-- Start Record set --

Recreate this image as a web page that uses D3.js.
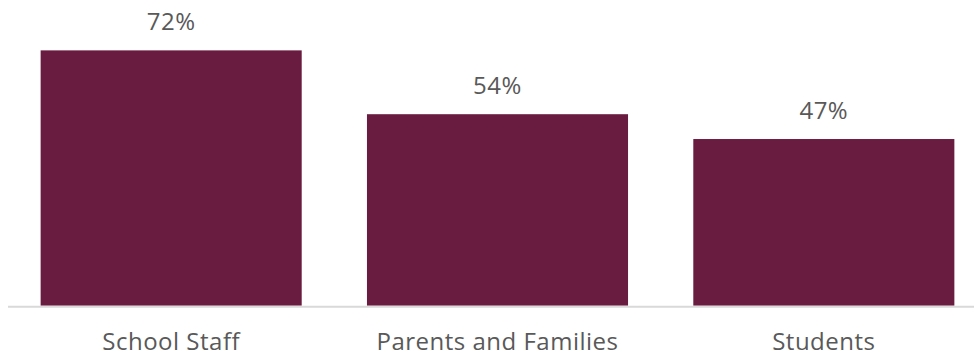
<!DOCTYPE html>
<html>
<head>
<meta charset="utf-8">
<script src="https://cdn.jsdelivr.net/npm/d3@7"></script>
<style>
  html, body { margin: 0; padding: 0; background: #fff; }
  svg text { font-family: "Open Sans", "Liberation Sans", sans-serif; fill: #595959; letter-spacing: 0.5px; }
</style>
</head>
<body>
<svg id="chart" width="974" height="356"></svg>
<script>
const categories = ["School Staff", "Parents and Families", "Students"];
const values = [0.72, 0.54, 0.47];
const barColor = "#6a1b40";

const svg = d3.select("#chart");
const plotLeft = 8, plotRight = 987, baseline = 305.7, plotTop = 22;

const x = d3.scaleBand().domain(categories).range([plotLeft, plotRight]).paddingInner(0.2).paddingOuter(0.1);
const y = d3.scaleLinear().domain([0, 0.8]).range([baseline, plotTop]);

svg.selectAll("rect.bar")
  .data(values)
  .join("rect")
  .attr("class", "bar")
  .attr("x", (d, i) => x(categories[i]))
  .attr("width", x.bandwidth())
  .attr("y", d => y(d))
  .attr("height", d => y(0) - y(d))
  .attr("fill", barColor);

// baseline
svg.append("line")
  .attr("x1", plotLeft).attr("x2", 974)
  .attr("y1", baseline + 1).attr("y2", baseline + 1)
  .attr("stroke", "#d9d9d9").attr("stroke-width", 2);

// value labels
svg.selectAll("text.val")
  .data(values)
  .join("text")
  .attr("class", "val")
  .attr("x", (d, i) => x(categories[i]) + x.bandwidth() / 2)
  .attr("y", d => y(d) - 20)
  .attr("text-anchor", "middle")
  .attr("font-size", 24)
  .text(d => d3.format(".0%")(d));

// category labels
svg.selectAll("text.cat")
  .data(categories)
  .join("text")
  .attr("class", "cat")
  .attr("x", d => x(d) + x.bandwidth() / 2)
  .attr("y", 349.5)
  .attr("text-anchor", "middle")
  .attr("font-size", 24)
  .text(d => d);
</script>
</body>
</html>
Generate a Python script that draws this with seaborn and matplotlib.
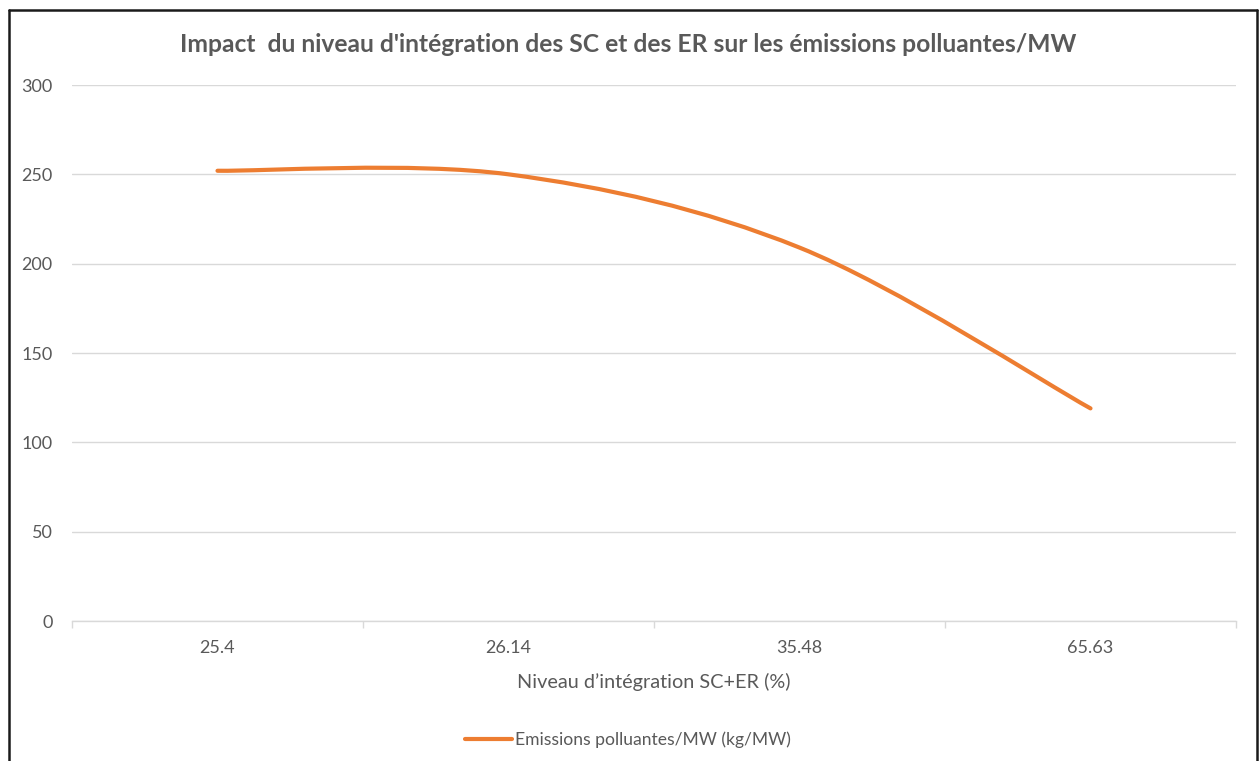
import numpy as np
import pandas as pd
import matplotlib
matplotlib.use("Agg")
import matplotlib.pyplot as plt
import seaborn as sns
from matplotlib.path import Path
from matplotlib.patches import PathPatch
from matplotlib.lines import Line2D

# Données
niveaux = ["25.4", "26.14", "35.48", "65.63"]
emissions = [252, 250, 209, 119]
serie = "Emissions polluantes/MW (kg/MW)"

orange = "#ED7D31"
gris_texte = "#595959"
gris_grille = "#D9D9D9"

sns.set_theme(style="white")
plt.rcParams["font.family"] = ["Lato", "DejaVu Sans"]

df = pd.DataFrame({"niveau": niveaux, "emissions": emissions})

fig = plt.figure(figsize=(12.59, 7.61), dpi=100)
ax = fig.add_axes([72 / 1259, 1 - 621 / 761, (1236 - 72) / 1259, (621 - 85) / 761])

sns.lineplot(data=df, x="niveau", y="emissions", ax=ax, color=orange,
             linewidth=3, sort=False)
# on garde la ligne de seaborn pour les échelles, on trace la courbe lissée (style Excel)
for ln in ax.get_lines():
    ln.set_visible(False)

xs = np.arange(len(niveaux), dtype=float)
ys = np.array(emissions, dtype=float)
pts = np.column_stack([xs, ys])
verts = [tuple(pts[0])]
codes = [Path.MOVETO]
for i in range(len(pts) - 1):
    p0 = pts[i - 1] if i > 0 else pts[i]
    p1 = pts[i]
    p2 = pts[i + 1]
    p3 = pts[i + 2] if i + 2 < len(pts) else pts[i + 1]
    c1 = p1 + (p2 - p0) / 6
    c2 = p2 - (p3 - p1) / 6
    verts += [tuple(c1), tuple(c2), tuple(p2)]
    codes += [Path.CURVE4] * 3
ax.add_patch(PathPatch(Path(verts, codes), facecolor="none", edgecolor=orange,
                       linewidth=3, capstyle="round", zorder=3))

ax.set_xlim(-0.5, len(niveaux) - 0.5)
ax.set_ylim(0, 300)
ax.set_yticks(range(0, 301, 50))
ax.set_xticks(range(len(niveaux)))
ax.set_xticklabels(niveaux)
ax.set_xticks(np.arange(-0.5, len(niveaux), 1.0), minor=True)

ax.yaxis.grid(True, color=gris_grille, linewidth=1)
ax.xaxis.grid(False)
for s in ["top", "right", "left"]:
    ax.spines[s].set_visible(False)
ax.spines["bottom"].set_color(gris_grille)
ax.spines["bottom"].set_linewidth(1)

ax.tick_params(axis="y", length=0, pad=14, labelsize=13, labelcolor=gris_texte)
ax.tick_params(axis="x", which="major", length=0, pad=14, labelsize=13, labelcolor=gris_texte)
ax.tick_params(axis="x", which="minor", length=5, width=1, color=gris_grille, bottom=True)

ax.set_xlabel("Niveau d\u2019intégration SC+ER (%)", fontsize=14.3, color=gris_texte, labelpad=12)
ax.set_ylabel("")

fig.text(628 / 1259, 1 - 45 / 761,
         "Impact  du niveau d'intégration des SC et des ER sur les émissions polluantes/MW",
         ha="center", va="center", fontsize=17.7, fontweight="bold", color=gris_texte)

handle = Line2D([], [], color=orange, linewidth=3)
fig.legend([handle], [serie], loc="center", bbox_to_anchor=(628 / 1259, 1 - 740 / 761),
           frameon=False, fontsize=12.6, labelcolor=gris_texte, handlelength=2.7,
           handletextpad=0.15)
if ax.get_legend() is not None:
    ax.get_legend().remove()

# cadre noir autour du graphique
cadre = dict(color="#1a1a1a", linewidth=1.8, transform=fig.transFigure)
fig.add_artist(Line2D([9 / 1259, 9 / 1259], [0, 1 - 10 / 761], **cadre))
fig.add_artist(Line2D([9 / 1259, 1257 / 1259], [1 - 10 / 761, 1 - 10 / 761], **cadre))
fig.add_artist(Line2D([1257 / 1259, 1257 / 1259], [0, 1 - 10 / 761], **cadre))

fig.savefig("out.png", dpi=100)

-- End Record set --

Restate the data above exactly, stripping out each image.

Recreate this image as a web page that uses D3.js.
<!DOCTYPE html>
<html>
<head>
<meta charset="utf-8">
<script src="https://cdn.jsdelivr.net/npm/d3@7"></script>
<style>
  html, body { margin: 0; padding: 0; background: #fff; }
  svg text { font-family: "Open Sans", "Liberation Sans", sans-serif; fill: #595959; letter-spacing: 0.5px; }
</style>
</head>
<body>
<svg id="chart" width="974" height="356"></svg>
<script>
const categories = ["School Staff", "Parents and Families", "Students"];
const values = [0.72, 0.54, 0.47];
const barColor = "#6a1b40";

const svg = d3.select("#chart");
const plotLeft = 8, plotRight = 987, baseline = 305.7, plotTop = 22;

const x = d3.scaleBand().domain(categories).range([plotLeft, plotRight]).paddingInner(0.2).paddingOuter(0.1);
const y = d3.scaleLinear().domain([0, 0.8]).range([baseline, plotTop]);

svg.selectAll("rect.bar")
  .data(values)
  .join("rect")
  .attr("class", "bar")
  .attr("x", (d, i) => x(categories[i]))
  .attr("width", x.bandwidth())
  .attr("y", d => y(d))
  .attr("height", d => y(0) - y(d))
  .attr("fill", barColor);

// baseline
svg.append("line")
  .attr("x1", plotLeft).attr("x2", 974)
  .attr("y1", baseline + 1).attr("y2", baseline + 1)
  .attr("stroke", "#d9d9d9").attr("stroke-width", 2);

// value labels
svg.selectAll("text.val")
  .data(values)
  .join("text")
  .attr("class", "val")
  .attr("x", (d, i) => x(categories[i]) + x.bandwidth() / 2)
  .attr("y", d => y(d) - 20)
  .attr("text-anchor", "middle")
  .attr("font-size", 24)
  .text(d => d3.format(".0%")(d));

// category labels
svg.selectAll("text.cat")
  .data(categories)
  .join("text")
  .attr("class", "cat")
  .attr("x", d => x(d) + x.bandwidth() / 2)
  .attr("y", 349.5)
  .attr("text-anchor", "middle")
  .attr("font-size", 24)
  .text(d => d);
</script>
</body>
</html>
Generate a Python script that draws this with seaborn and matplotlib.
import numpy as np
import pandas as pd
import matplotlib
matplotlib.use("Agg")
import matplotlib.pyplot as plt
import seaborn as sns
from matplotlib.path import Path
from matplotlib.patches import PathPatch
from matplotlib.lines import Line2D

# Données
niveaux = ["25.4", "26.14", "35.48", "65.63"]
emissions = [252, 250, 209, 119]
serie = "Emissions polluantes/MW (kg/MW)"

orange = "#ED7D31"
gris_texte = "#595959"
gris_grille = "#D9D9D9"

sns.set_theme(style="white")
plt.rcParams["font.family"] = ["Lato", "DejaVu Sans"]

df = pd.DataFrame({"niveau": niveaux, "emissions": emissions})

fig = plt.figure(figsize=(12.59, 7.61), dpi=100)
ax = fig.add_axes([72 / 1259, 1 - 621 / 761, (1236 - 72) / 1259, (621 - 85) / 761])

sns.lineplot(data=df, x="niveau", y="emissions", ax=ax, color=orange,
             linewidth=3, sort=False)
# on garde la ligne de seaborn pour les échelles, on trace la courbe lissée (style Excel)
for ln in ax.get_lines():
    ln.set_visible(False)

xs = np.arange(len(niveaux), dtype=float)
ys = np.array(emissions, dtype=float)
pts = np.column_stack([xs, ys])
verts = [tuple(pts[0])]
codes = [Path.MOVETO]
for i in range(len(pts) - 1):
    p0 = pts[i - 1] if i > 0 else pts[i]
    p1 = pts[i]
    p2 = pts[i + 1]
    p3 = pts[i + 2] if i + 2 < len(pts) else pts[i + 1]
    c1 = p1 + (p2 - p0) / 6
    c2 = p2 - (p3 - p1) / 6
    verts += [tuple(c1), tuple(c2), tuple(p2)]
    codes += [Path.CURVE4] * 3
ax.add_patch(PathPatch(Path(verts, codes), facecolor="none", edgecolor=orange,
                       linewidth=3, capstyle="round", zorder=3))

ax.set_xlim(-0.5, len(niveaux) - 0.5)
ax.set_ylim(0, 300)
ax.set_yticks(range(0, 301, 50))
ax.set_xticks(range(len(niveaux)))
ax.set_xticklabels(niveaux)
ax.set_xticks(np.arange(-0.5, len(niveaux), 1.0), minor=True)

ax.yaxis.grid(True, color=gris_grille, linewidth=1)
ax.xaxis.grid(False)
for s in ["top", "right", "left"]:
    ax.spines[s].set_visible(False)
ax.spines["bottom"].set_color(gris_grille)
ax.spines["bottom"].set_linewidth(1)

ax.tick_params(axis="y", length=0, pad=14, labelsize=13, labelcolor=gris_texte)
ax.tick_params(axis="x", which="major", length=0, pad=14, labelsize=13, labelcolor=gris_texte)
ax.tick_params(axis="x", which="minor", length=5, width=1, color=gris_grille, bottom=True)

ax.set_xlabel("Niveau d\u2019intégration SC+ER (%)", fontsize=14.3, color=gris_texte, labelpad=12)
ax.set_ylabel("")

fig.text(628 / 1259, 1 - 45 / 761,
         "Impact  du niveau d'intégration des SC et des ER sur les émissions polluantes/MW",
         ha="center", va="center", fontsize=17.7, fontweight="bold", color=gris_texte)

handle = Line2D([], [], color=orange, linewidth=3)
fig.legend([handle], [serie], loc="center", bbox_to_anchor=(628 / 1259, 1 - 740 / 761),
           frameon=False, fontsize=12.6, labelcolor=gris_texte, handlelength=2.7,
           handletextpad=0.15)
if ax.get_legend() is not None:
    ax.get_legend().remove()

# cadre noir autour du graphique
cadre = dict(color="#1a1a1a", linewidth=1.8, transform=fig.transFigure)
fig.add_artist(Line2D([9 / 1259, 9 / 1259], [0, 1 - 10 / 761], **cadre))
fig.add_artist(Line2D([9 / 1259, 1257 / 1259], [1 - 10 / 761, 1 - 10 / 761], **cadre))
fig.add_artist(Line2D([1257 / 1259, 1257 / 1259], [0, 1 - 10 / 761], **cadre))

fig.savefig("out.png", dpi=100)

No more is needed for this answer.